■ WHAT THIS TASK INVOLVES: Extract, in full, the lines below, beginning at the first and ending with the line that contains "const cx = i => x(i) + x.bandwidth() / 2;". Pictures do not belong in the copy.

■ DATASET SECTION:
▼

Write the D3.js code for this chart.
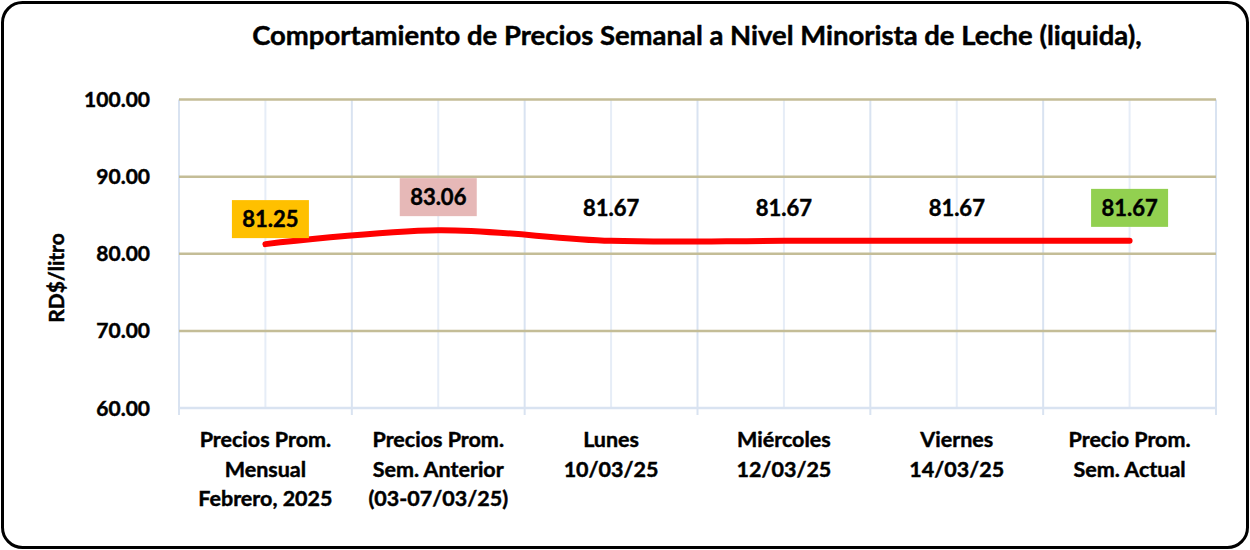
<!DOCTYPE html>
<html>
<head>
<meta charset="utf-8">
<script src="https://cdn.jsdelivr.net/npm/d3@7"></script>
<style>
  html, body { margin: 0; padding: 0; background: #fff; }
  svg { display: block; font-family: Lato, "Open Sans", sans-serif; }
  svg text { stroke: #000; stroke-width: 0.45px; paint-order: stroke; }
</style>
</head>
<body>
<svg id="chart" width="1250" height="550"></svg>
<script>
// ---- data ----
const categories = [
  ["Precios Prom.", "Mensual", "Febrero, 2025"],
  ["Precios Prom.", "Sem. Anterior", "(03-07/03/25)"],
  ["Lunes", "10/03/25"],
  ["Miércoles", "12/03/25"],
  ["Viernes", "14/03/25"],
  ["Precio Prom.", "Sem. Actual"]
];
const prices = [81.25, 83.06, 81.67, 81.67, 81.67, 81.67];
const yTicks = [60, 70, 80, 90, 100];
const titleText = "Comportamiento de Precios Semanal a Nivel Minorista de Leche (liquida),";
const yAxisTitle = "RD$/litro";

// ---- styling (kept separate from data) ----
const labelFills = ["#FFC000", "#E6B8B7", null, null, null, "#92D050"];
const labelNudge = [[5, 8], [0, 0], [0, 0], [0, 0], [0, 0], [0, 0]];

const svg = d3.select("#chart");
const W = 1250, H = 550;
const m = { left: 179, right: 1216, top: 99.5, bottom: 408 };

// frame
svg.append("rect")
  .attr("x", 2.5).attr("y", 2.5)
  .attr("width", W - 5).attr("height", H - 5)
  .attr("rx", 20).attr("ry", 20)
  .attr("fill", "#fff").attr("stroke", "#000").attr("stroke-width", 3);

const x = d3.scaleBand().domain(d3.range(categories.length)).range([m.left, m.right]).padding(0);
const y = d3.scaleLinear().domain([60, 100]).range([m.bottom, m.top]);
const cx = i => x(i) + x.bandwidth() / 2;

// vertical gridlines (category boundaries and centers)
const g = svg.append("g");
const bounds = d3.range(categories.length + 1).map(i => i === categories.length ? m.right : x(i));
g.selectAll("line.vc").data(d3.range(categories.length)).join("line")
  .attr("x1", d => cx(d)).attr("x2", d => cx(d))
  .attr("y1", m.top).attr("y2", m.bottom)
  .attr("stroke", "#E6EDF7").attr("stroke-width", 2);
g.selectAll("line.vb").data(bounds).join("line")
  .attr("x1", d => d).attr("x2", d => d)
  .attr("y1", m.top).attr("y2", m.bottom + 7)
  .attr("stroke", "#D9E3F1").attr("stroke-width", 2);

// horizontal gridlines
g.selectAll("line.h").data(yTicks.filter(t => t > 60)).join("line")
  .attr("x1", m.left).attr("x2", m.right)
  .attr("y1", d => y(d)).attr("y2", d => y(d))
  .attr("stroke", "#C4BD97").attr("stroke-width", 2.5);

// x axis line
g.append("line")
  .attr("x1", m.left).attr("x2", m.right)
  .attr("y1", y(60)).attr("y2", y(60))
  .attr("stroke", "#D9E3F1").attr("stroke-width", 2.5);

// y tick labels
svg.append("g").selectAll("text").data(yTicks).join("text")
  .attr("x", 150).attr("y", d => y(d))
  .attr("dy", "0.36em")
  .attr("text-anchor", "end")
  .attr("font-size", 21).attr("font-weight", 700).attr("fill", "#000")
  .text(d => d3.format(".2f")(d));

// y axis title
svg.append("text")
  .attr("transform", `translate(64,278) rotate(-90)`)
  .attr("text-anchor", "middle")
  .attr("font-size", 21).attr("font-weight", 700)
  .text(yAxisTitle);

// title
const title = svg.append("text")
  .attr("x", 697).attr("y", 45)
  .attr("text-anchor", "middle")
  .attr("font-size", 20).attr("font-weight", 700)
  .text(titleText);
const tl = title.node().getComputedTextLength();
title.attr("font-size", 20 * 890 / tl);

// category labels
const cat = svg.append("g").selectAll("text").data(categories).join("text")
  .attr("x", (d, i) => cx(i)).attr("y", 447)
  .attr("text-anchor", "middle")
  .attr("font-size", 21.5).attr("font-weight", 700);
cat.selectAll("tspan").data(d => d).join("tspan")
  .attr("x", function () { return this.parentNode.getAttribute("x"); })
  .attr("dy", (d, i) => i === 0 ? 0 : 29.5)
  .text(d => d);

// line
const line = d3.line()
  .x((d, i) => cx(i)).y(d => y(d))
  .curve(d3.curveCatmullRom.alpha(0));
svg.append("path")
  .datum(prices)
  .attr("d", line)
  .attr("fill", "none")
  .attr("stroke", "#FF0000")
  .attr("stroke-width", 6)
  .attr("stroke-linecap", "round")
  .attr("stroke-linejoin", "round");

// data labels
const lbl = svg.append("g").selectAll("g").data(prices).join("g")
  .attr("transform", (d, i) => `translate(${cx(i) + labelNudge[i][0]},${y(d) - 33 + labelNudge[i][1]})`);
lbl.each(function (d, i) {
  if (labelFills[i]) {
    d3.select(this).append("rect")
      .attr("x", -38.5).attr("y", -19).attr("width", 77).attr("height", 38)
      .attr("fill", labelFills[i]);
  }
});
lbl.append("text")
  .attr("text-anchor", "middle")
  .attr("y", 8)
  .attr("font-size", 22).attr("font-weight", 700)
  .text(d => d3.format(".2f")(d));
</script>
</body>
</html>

▲

■ OUTPUT FOR THIS EXERCISE:
Write the D3.js code for this chart.
<!DOCTYPE html>
<html>
<head>
<meta charset="utf-8">
<script src="https://cdn.jsdelivr.net/npm/d3@7"></script>
<style>
  html, body { margin: 0; padding: 0; background: #fff; }
  svg { display: block; font-family: Lato, "Open Sans", sans-serif; }
  svg text { stroke: #000; stroke-width: 0.45px; paint-order: stroke; }
</style>
</head>
<body>
<svg id="chart" width="1250" height="550"></svg>
<script>
// ---- data ----
const categories = [
  ["Precios Prom.", "Mensual", "Febrero, 2025"],
  ["Precios Prom.", "Sem. Anterior", "(03-07/03/25)"],
  ["Lunes", "10/03/25"],
  ["Miércoles", "12/03/25"],
  ["Viernes", "14/03/25"],
  ["Precio Prom.", "Sem. Actual"]
];
const prices = [81.25, 83.06, 81.67, 81.67, 81.67, 81.67];
const yTicks = [60, 70, 80, 90, 100];
const titleText = "Comportamiento de Precios Semanal a Nivel Minorista de Leche (liquida),";
const yAxisTitle = "RD$/litro";

// ---- styling (kept separate from data) ----
const labelFills = ["#FFC000", "#E6B8B7", null, null, null, "#92D050"];
const labelNudge = [[5, 8], [0, 0], [0, 0], [0, 0], [0, 0], [0, 0]];

const svg = d3.select("#chart");
const W = 1250, H = 550;
const m = { left: 179, right: 1216, top: 99.5, bottom: 408 };

// frame
svg.append("rect")
  .attr("x", 2.5).attr("y", 2.5)
  .attr("width", W - 5).attr("height", H - 5)
  .attr("rx", 20).attr("ry", 20)
  .attr("fill", "#fff").attr("stroke", "#000").attr("stroke-width", 3);

const x = d3.scaleBand().domain(d3.range(categories.length)).range([m.left, m.right]).padding(0);
const y = d3.scaleLinear().domain([60, 100]).range([m.bottom, m.top]);
const cx = i => x(i) + x.bandwidth() / 2;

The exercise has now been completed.